<<<<

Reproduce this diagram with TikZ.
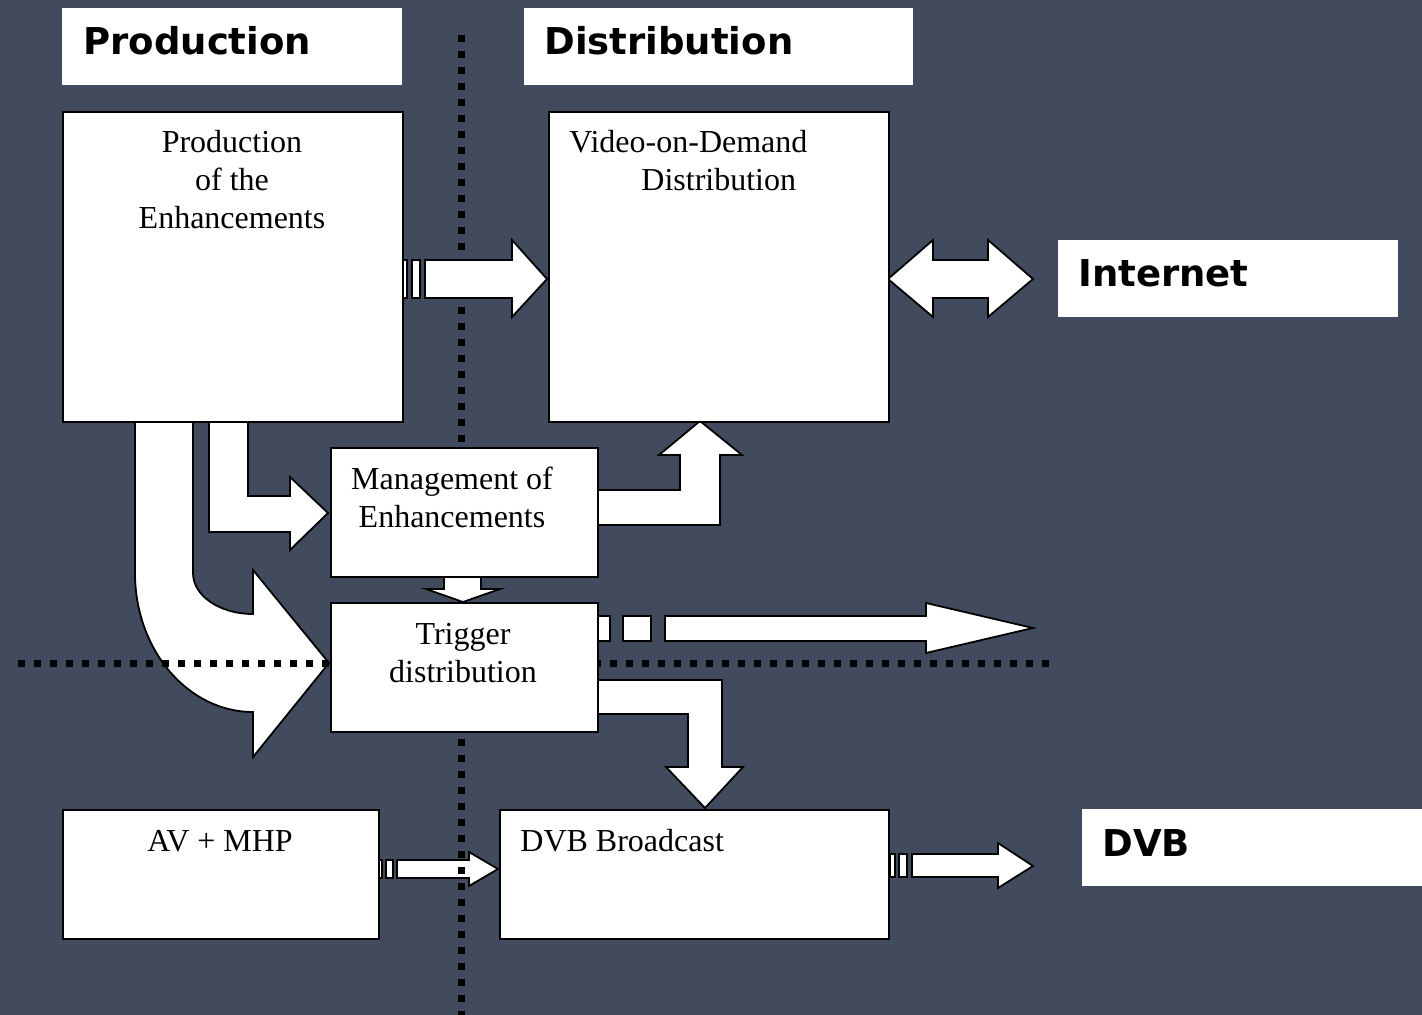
\documentclass[tikz,border=0pt]{standalone}
\usepackage{fontspec}
\setmainfont{Liberation Serif}
\newfontfamily\labelfont{DejaVu Sans}
\definecolor{bg}{RGB}{66,75,94}
\begin{document}
\begin{tikzpicture}[x=0.5pt,y=-0.5pt,
  box/.style={draw=black,fill=white,line width=0.9pt,anchor=north west,inner sep=0pt},
  lbl/.style={fill=white,anchor=north west,inner sep=0pt,minimum width=170pt,minimum height=38.5pt},
  blk/.style={draw=black,fill=white,line width=0.9pt,line join=miter},
  dots/.style={draw=black,line width=3.5pt,dash pattern=on 3.5pt off 4.5pt},
  txt/.style={inner sep=0pt,font=\fontsize{16}{19}\selectfont},
  ltxt/.style={inner sep=0pt,anchor=base west,font=\labelfont\bfseries\fontsize{18.5}{22}\selectfont}]
\fill[bg] (0,0) rectangle (1422,1015);
\useasboundingbox (0,0) rectangle (1422,1015);
% vertical dotted line
\coordinate (vtop) at (461,35);
\coordinate (vbot) at (461,1015);
\draw[dots] (vtop) -- (vbot);
% block arrows
% Prod -> VoD
\draw[blk] (403,260) rectangle (407,298);
\draw[blk] (412,260) rectangle (420,298);
\draw[blk] (425,260) -- (512,260) -- (512,240) -- (547,279) -- (512,317) -- (512,298) -- (425,298) -- cycle;
% VoD <-> Internet
\draw[blk] (888,279) -- (933,240) -- (933,260) -- (988,260) -- (988,240) -- (1033,279) -- (988,317) -- (988,298) -- (933,298) -- (933,317) -- cycle;
% Prod -> Management
\draw[blk] (209,421) -- (248,421) -- (248,496) -- (290,496) -- (290,477) -- (328,513) -- (290,550) -- (290,532) -- (209,532) -- cycle;
% curved Prod -> Trigger
\draw[blk] (135,421) -- (193,421) -- (193,573) .. controls (193,596) and (220,614) .. (253,614) -- (253,570) -- (329,663) -- (253,757) -- (253,712) .. controls (188,712) and (135,650) .. (135,573) -- cycle;
% Management -> VoD
\draw[blk] (597,490) -- (680,490) -- (680,455) -- (659,455) -- (700,421) -- (742,455) -- (720,455) -- (720,525) -- (597,525) -- cycle;
% Management -> Trigger
\draw[blk] (444,576) -- (481,576) -- (481,589) -- (500,589) -- (463,602) -- (426,589) -- (444,589) -- cycle;
% Trigger -> right
\draw[blk] (597,616) rectangle (610,641);
\draw[blk] (623,616) rectangle (651,641);
\draw[blk] (665,616) -- (926,616) -- (926,603) -- (1033,628) -- (926,653) -- (926,641) -- (665,641) -- cycle;
% Trigger -> DVB Broadcast
\draw[blk] (597,680) -- (722,680) -- (722,767) -- (743,767) -- (705,808) -- (666,767) -- (688,767) -- (688,714) -- (597,714) -- cycle;
% AV -> DVB Broadcast
\draw[blk] (377,860) rectangle (382,878);
\draw[blk] (386,860) rectangle (393,878);
\draw[blk] (397,860) -- (469,860) -- (469,852) -- (498,869) -- (469,886) -- (469,878) -- (397,878) -- cycle;
% DVB Broadcast -> DVB
\draw[blk] (890,854) rectangle (895,877);
\draw[blk] (899,854) rectangle (907,877);
\draw[blk] (912,854) -- (998,854) -- (998,843) -- (1033,866) -- (998,888) -- (998,877) -- (912,877) -- cycle;
% horizontal dotted line
\coordinate (hl) at (18,663);
\coordinate (hr) at (1058,663);
\draw[dots] (hl) -- (hr);
\begin{scope}
\clip (0,740) rectangle (1422,1015);
\draw[dots] (vtop) -- (vbot);
\end{scope}
% boxes
\node[box,minimum width=170pt,minimum height=155pt] (prod) at (62,111) {};
\node[box,minimum width=170pt,minimum height=155pt] (vod) at (548,111) {};
\node[box,minimum width=133.5pt,minimum height=64.5pt] (mgmt) at (330,447) {};
\node[box,minimum width=133.5pt,minimum height=64.5pt] (trig) at (330,602) {};
\node[box,minimum width=158pt,minimum height=64.5pt] (av) at (62,809) {};
\node[box,minimum width=194.5pt,minimum height=64.5pt] (dvbb) at (499,809) {};
% box texts
\node[txt,anchor=base] (t1) at (232,153) {Production};
\node[txt,anchor=base] (t2) at (232,191) {of the};
\node[txt,anchor=base] (t3) at (232,229) {Enhancements};
\node[txt,anchor=base west] (t4) at (569,153) {Video-on-Demand};
\node[txt,anchor=base west] (t5) at (641,191) {Distribution};
\node[txt,anchor=base] (t6) at (452,489) {Management of};
\node[txt,anchor=base] (t7) at (452,527) {Enhancements};
\node[txt,anchor=base] (t8) at (463,644) {Trigger};
\node[txt,anchor=base] (t9) at (463,682) {distribution};
\node[txt,anchor=base] (t10) at (220,851) {AV + MHP};
\node[txt,anchor=base west] (t11) at (520,851) {DVB Broadcast};
% label boxes
\node[lbl] (lprod) at (62,8) {};
\node[lbl,minimum width=194.5pt] (ldist) at (524,8) {};
\node[lbl] (linet) at (1058,240) {};
\node[lbl] (ldvb) at (1082,809) {};
\node[ltxt] (l1) at (83,55) {Production};
\node[ltxt] (l2) at (544,55) {Distribution};
\node[ltxt] (l3) at (1078,287) {Internet};
\node[ltxt] (l4) at (1102,856) {DVB};
\end{tikzpicture}
\end{document}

>>>>

Problem statement
Return all of the data exactly as written, and drop the pictures.

Response to this exercise
Reproduce this diagram with TikZ.
\documentclass[tikz,border=0pt]{standalone}
\usepackage{fontspec}
\setmainfont{Liberation Serif}
\newfontfamily\labelfont{DejaVu Sans}
\definecolor{bg}{RGB}{66,75,94}
\begin{document}
\begin{tikzpicture}[x=0.5pt,y=-0.5pt,
  box/.style={draw=black,fill=white,line width=0.9pt,anchor=north west,inner sep=0pt},
  lbl/.style={fill=white,anchor=north west,inner sep=0pt,minimum width=170pt,minimum height=38.5pt},
  blk/.style={draw=black,fill=white,line width=0.9pt,line join=miter},
  dots/.style={draw=black,line width=3.5pt,dash pattern=on 3.5pt off 4.5pt},
  txt/.style={inner sep=0pt,font=\fontsize{16}{19}\selectfont},
  ltxt/.style={inner sep=0pt,anchor=base west,font=\labelfont\bfseries\fontsize{18.5}{22}\selectfont}]
\fill[bg] (0,0) rectangle (1422,1015);
\useasboundingbox (0,0) rectangle (1422,1015);
% vertical dotted line
\coordinate (vtop) at (461,35);
\coordinate (vbot) at (461,1015);
\draw[dots] (vtop) -- (vbot);
% block arrows
% Prod -> VoD
\draw[blk] (403,260) rectangle (407,298);
\draw[blk] (412,260) rectangle (420,298);
\draw[blk] (425,260) -- (512,260) -- (512,240) -- (547,279) -- (512,317) -- (512,298) -- (425,298) -- cycle;
% VoD <-> Internet
\draw[blk] (888,279) -- (933,240) -- (933,260) -- (988,260) -- (988,240) -- (1033,279) -- (988,317) -- (988,298) -- (933,298) -- (933,317) -- cycle;
% Prod -> Management
\draw[blk] (209,421) -- (248,421) -- (248,496) -- (290,496) -- (290,477) -- (328,513) -- (290,550) -- (290,532) -- (209,532) -- cycle;
% curved Prod -> Trigger
\draw[blk] (135,421) -- (193,421) -- (193,573) .. controls (193,596) and (220,614) .. (253,614) -- (253,570) -- (329,663) -- (253,757) -- (253,712) .. controls (188,712) and (135,650) .. (135,573) -- cycle;
% Management -> VoD
\draw[blk] (597,490) -- (680,490) -- (680,455) -- (659,455) -- (700,421) -- (742,455) -- (720,455) -- (720,525) -- (597,525) -- cycle;
% Management -> Trigger
\draw[blk] (444,576) -- (481,576) -- (481,589) -- (500,589) -- (463,602) -- (426,589) -- (444,589) -- cycle;
% Trigger -> right
\draw[blk] (597,616) rectangle (610,641);
\draw[blk] (623,616) rectangle (651,641);
\draw[blk] (665,616) -- (926,616) -- (926,603) -- (1033,628) -- (926,653) -- (926,641) -- (665,641) -- cycle;
% Trigger -> DVB Broadcast
\draw[blk] (597,680) -- (722,680) -- (722,767) -- (743,767) -- (705,808) -- (666,767) -- (688,767) -- (688,714) -- (597,714) -- cycle;
% AV -> DVB Broadcast
\draw[blk] (377,860) rectangle (382,878);
\draw[blk] (386,860) rectangle (393,878);
\draw[blk] (397,860) -- (469,860) -- (469,852) -- (498,869) -- (469,886) -- (469,878) -- (397,878) -- cycle;
% DVB Broadcast -> DVB
\draw[blk] (890,854) rectangle (895,877);
\draw[blk] (899,854) rectangle (907,877);
\draw[blk] (912,854) -- (998,854) -- (998,843) -- (1033,866) -- (998,888) -- (998,877) -- (912,877) -- cycle;
% horizontal dotted line
\coordinate (hl) at (18,663);
\coordinate (hr) at (1058,663);
\draw[dots] (hl) -- (hr);
\begin{scope}
\clip (0,740) rectangle (1422,1015);
\draw[dots] (vtop) -- (vbot);
\end{scope}
% boxes
\node[box,minimum width=170pt,minimum height=155pt] (prod) at (62,111) {};
\node[box,minimum width=170pt,minimum height=155pt] (vod) at (548,111) {};
\node[box,minimum width=133.5pt,minimum height=64.5pt] (mgmt) at (330,447) {};
\node[box,minimum width=133.5pt,minimum height=64.5pt] (trig) at (330,602) {};
\node[box,minimum width=158pt,minimum height=64.5pt] (av) at (62,809) {};
\node[box,minimum width=194.5pt,minimum height=64.5pt] (dvbb) at (499,809) {};
% box texts
\node[txt,anchor=base] (t1) at (232,153) {Production};
\node[txt,anchor=base] (t2) at (232,191) {of the};
\node[txt,anchor=base] (t3) at (232,229) {Enhancements};
\node[txt,anchor=base west] (t4) at (569,153) {Video-on-Demand};
\node[txt,anchor=base west] (t5) at (641,191) {Distribution};
\node[txt,anchor=base] (t6) at (452,489) {Management of};
\node[txt,anchor=base] (t7) at (452,527) {Enhancements};
\node[txt,anchor=base] (t8) at (463,644) {Trigger};
\node[txt,anchor=base] (t9) at (463,682) {distribution};
\node[txt,anchor=base] (t10) at (220,851) {AV + MHP};
\node[txt,anchor=base west] (t11) at (520,851) {DVB Broadcast};
% label boxes
\node[lbl] (lprod) at (62,8) {};
\node[lbl,minimum width=194.5pt] (ldist) at (524,8) {};
\node[lbl] (linet) at (1058,240) {};
\node[lbl] (ldvb) at (1082,809) {};
\node[ltxt] (l1) at (83,55) {Production};
\node[ltxt] (l2) at (544,55) {Distribution};
\node[ltxt] (l3) at (1078,287) {Internet};
\node[ltxt] (l4) at (1102,856) {DVB};
\end{tikzpicture}
\end{document}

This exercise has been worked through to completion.